P.S. Sorry I don't include the expression in this question, I don't know how to.

Answer 1

Good question, I actually happened to have watched that video. Manipulate... $${{\sqrt a+ \sqrt b} \over 2} \le \sqrt{{a+b} \over 2}$$

into something easier to work with. Square both sides, assuming that they are positive. $${{{a+b} \over 4} + {\sqrt{ab} \over 2}} \le {{a+b} \over 2}$$ $${\sqrt{ab} \over 2} \le {{a+b} \over 4}$$ $${\sqrt{ab}} \le {{a+b} \over 2}$$ Now, subsitute $b=a+n$ $${\sqrt{a^2+an}} \le {{2a+n} \over 2}$$ assume the equality is true for some number $a$. Square both sides of the inequality and multiply by 4... $${4a^2+4an} \le {4a^2+4an+n^2}$$ $$0 \le n^2$$ we already noted that both a and b are real and positive so this true.

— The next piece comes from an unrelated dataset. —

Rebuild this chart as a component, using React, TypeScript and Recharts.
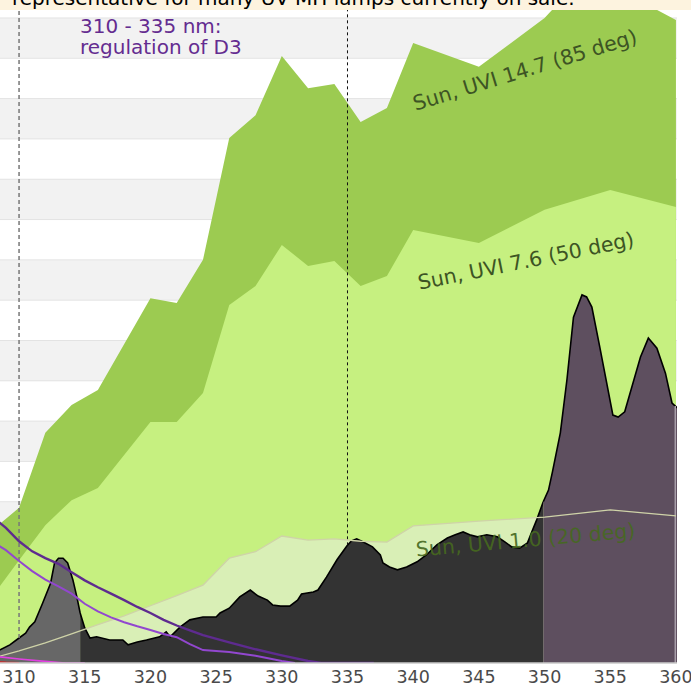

If you're still unclear, just do the steps in reverse and you'll get back to the original inequality.

Answer 2

Many such inequalities between the average of a function and the function of the average follow directly from Jensen's inequality.

Answer 3

This is from the comment of André Nicolas, which I will just attempt to clarify. Assume $x,y\ge0$. We want $${[\sqrt x + \sqrt y]\over 2 } \le \sqrt{(x+y)\over 2}$$

We proceed with inequalities equivalent to the first and to each other:

$${[\sqrt x + \sqrt y]\over 2 } \le {\sqrt{(x+y)}\over \sqrt 2}$$ $${\sqrt x + \sqrt y } \le {2\sqrt{(x+y)}\over \sqrt 2}$$ $${\sqrt x + \sqrt y } \le {\sqrt2\sqrt{(x+y)}}$$ squaring $$x+2\sqrt{xy}+y\le 2x+2y$$ $$x+y-2\sqrt{xy}\ge0$$ $${{[\sqrt x - \sqrt y]}}^2\ge0$$ which we know to be true. Thus, its equivalent inequality, the one we are trying to prove is also true.